I thought it was an interesting subject to write about - my personal observation of a creeping trend among Greek students who seem to not want to return to their country after studying abroad. Still, that article landed me in a lot of trouble - though not because of the statistical data it used, which was official and not contestable.
2010 was a year of turmoil in Greece. The election of the George Papandreou government in 2009 in the midst of a world economic crisis coincided with shocking revelations about the dismal state of the Greek economy. Greece became the first deeply indebted country in the eurozone to be placed under a support mechanism and tied by subsequent bail-out arrangements and harsh austerity measures. Six years later, very little has changed.
Although the shock to society from the financial collapse was then too fresh to digest and most Greeks did not feel the shock. “The disastrous economic crisis that has been hitting Greece since last year has added new parameters in the way young Greeks are planning their future,” I wrote. “The extreme instability in the job market and the uncertain political and economic future in Greece have made many young people ready to emigrate in order not only to further their studies but also to settle abroad. Now, younger people and graduates of middle education are thinking seriously of emigrating to countries like Britain, Germany, France or the U.S. in order to complete their education and to continue with building a career in their country of choice.”

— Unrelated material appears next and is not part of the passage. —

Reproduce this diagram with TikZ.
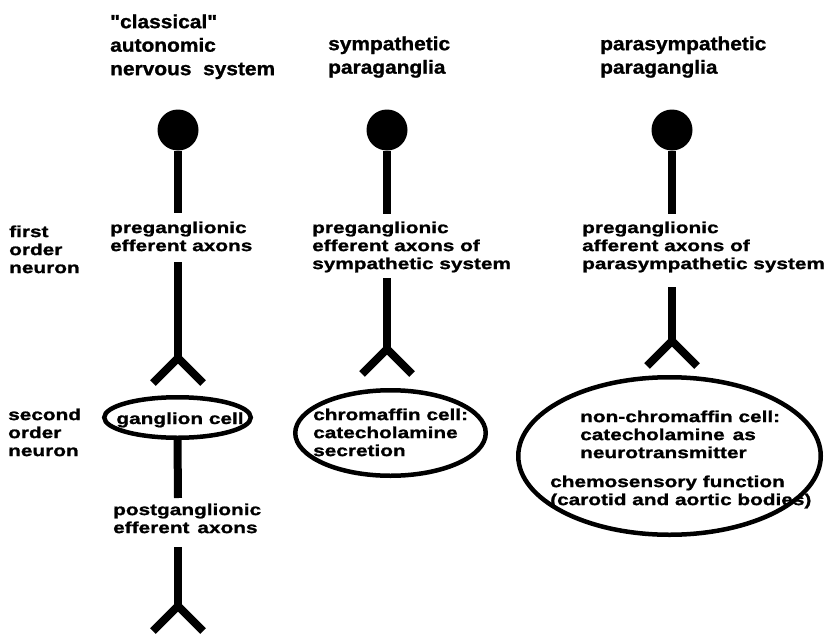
\documentclass[tikz,border=0pt]{standalone}
\usepackage{fontspec}
\usetikzlibrary{shapes.geometric}
\newfontfamily\lblfont{Liberation Sans Bold}[FakeStretch=1.3,FakeBold=1.2]
\newfontfamily\ttlfont{Liberation Sans Bold}[FakeStretch=1.1,FakeBold=1.2]
\tikzset{
  lbl/.style={font=\lblfont\fontsize{16}{18}\selectfont, anchor=north west, inner sep=0pt, align=left},
  ttl/.style={font=\ttlfont\fontsize{19}{23.5}\selectfont, anchor=north west, inner sep=0pt, align=left},
  ctxt/.style={font=\lblfont\fontsize{16}{18}\selectfont, anchor=base, inner sep=0pt},
  axon/.style={line width=8pt},
  forkline/.style={line width=8pt, line join=miter},
  soma/.style={circle, fill=black, minimum size=41pt, inner sep=0pt},
  cell/.style={ellipse, draw, line width=4.5pt, inner sep=0pt}
}
\begin{document}
\begin{tikzpicture}[x=1pt,y=-1pt]
\useasboundingbox (0,0) rectangle (829,634);
% titles
\node[ttl] (t1) at (110,14.2) {"classical"\\autonomic\\nervous\ \ system};
\node[ttl] (t2) at (328,36.2) {sympathetic\\paraganglia};
\node[ttl] (t3) at (600,36.2) {parasympathetic\\paraganglia};
% row labels
\node[lbl] (r1) at (9,225.3) {first\\order\\neuron};
\node[lbl] (r2) at (8,408.3) {second\\order\\neuron};
% somata
\node[soma] (s1) at (178,130) {};
\node[soma] (s2) at (387,130) {};
\node[soma] (s3) at (672,130) {};
% column 1
\coordinate (a1) at (178,213);
\coordinate (b1) at (178,262);
\coordinate (f1) at (178,358);
\node[lbl] (p1) at (110,221.3) {preganglionic\\efferent axons};
\draw[axon] (s1) -- (a1);
\draw[axon] (b1) -- (f1);
\coordinate (f1l) at (153,383);
\coordinate (f1r) at (203,383);
\draw[forkline] (f1l) -- (f1) -- (f1r);
\node[cell, minimum width=146.5pt, minimum height=40.5pt] (e1) at (177.5,417.5) {};
\node[ctxt] (g1) at (180,424) {ganglion cell};
\coordinate (c1) at (178,498);
\coordinate (d1) at (178,547);
\coordinate (h1) at (178,606);
\draw[axon] (e1.south) -- (c1);
\node[lbl] (q1) at (113,503.3) {postganglionic\\efferent\enspace axons};
\draw[axon] (d1) -- (h1);
\coordinate (h1l) at (153,631);
\coordinate (h1r) at (203,631);
\draw[forkline] (h1l) -- (h1) -- (h1r);
% column 2
\coordinate (a2) at (387,214);
\coordinate (b2) at (387,278);
\coordinate (f2) at (387,349);
\node[lbl] (p2) at (312,221.3) {preganglionic\\efferent axons of\\sympathetic system};
\draw[axon] (s2) -- (a2);
\draw[axon] (b2) -- (f2);
\coordinate (f2l) at (362,374);
\coordinate (f2r) at (412,374);
\draw[forkline] (f2l) -- (f2) -- (f2r);
\node[cell, minimum width=190.5pt, minimum height=85.5pt] (e2) at (390.5,433) {};
\node[lbl] (g2) at (313,408.3) {chromaffin cell:\\catecholamine\\secretion};
% column 3
\coordinate (a3) at (672,214);
\coordinate (b3) at (672,287);
\coordinate (f3) at (672,341);
\node[lbl] (p3) at (582,221.3) {preganglionic\\afferent axons of\\parasympathetic system};
\draw[axon] (s3) -- (a3);
\draw[axon] (b3) -- (f3);
\coordinate (f3l) at (647,366);
\coordinate (f3r) at (697,366);
\draw[forkline] (f3l) -- (f3) -- (f3r);
\node[cell, minimum width=302.5pt, minimum height=157.5pt] (e3) at (669.5,456) {};
\node[lbl] (g3) at (580,410.3) {non-chromaffin cell:\\catecholamine\enspace as\\neurotransmitter};
\node[lbl] (g4) at (550,475.3) {chemosensory function\\(carotid and aortic bodies)};
\end{tikzpicture}
\end{document}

After that article, I received a rather harsh email addressing me as “Dear Madame” from a high official in the Greek Ministry of Education. It accused me of trying to create a “false picture of the situation.”
So I felt somewhat vindicated – unfortunately - after the publication last week of a thorough scientific report by the Bank of Greece entitled “Drain of Human Capital: The Contemporary Migratory Trend of Greeks During the Crisis Years.”
The author of the report, Mrs. Sofia Lazaretou, thinks “migration and poverty are the two most painful consequences that a society experiences in conditions of prolonged crisis.” According to the report, from 2008 until today, over 427,000 Greeks between the ages 15-64 have left their country to seek a better future abroad. In 2013 alone, more than 100,000 people left Greece, a figure three times higher than the previous five years. The phenomenon continued with the same intensity in 2014 and increased in the first half of 2015. The trend is likely to continue.
The report states that Greece experienced the phenomenon of mass migration three times in the past 100 years. All three lasted around a decade: 1903 to 1917, 1960 to 1972, and 2010 to today.
What makes the present exodus much more costly for society is that while the first two migrations involved the poorly educated unskilled population, the present Greek migrants are young and highly-educated with professional experience, heading to Germany, the U.K. and UAE. In 2013 alone, the Greeks who left the country amounted to more than 2 percent of the country’s total working force.
The report concludes with a number of proposals to prevent the flow and create local incentives to keep young people at home. The problem is that the prerequisite remains political stability and fairness in working ethics, which is really difficult to achieve nowadays.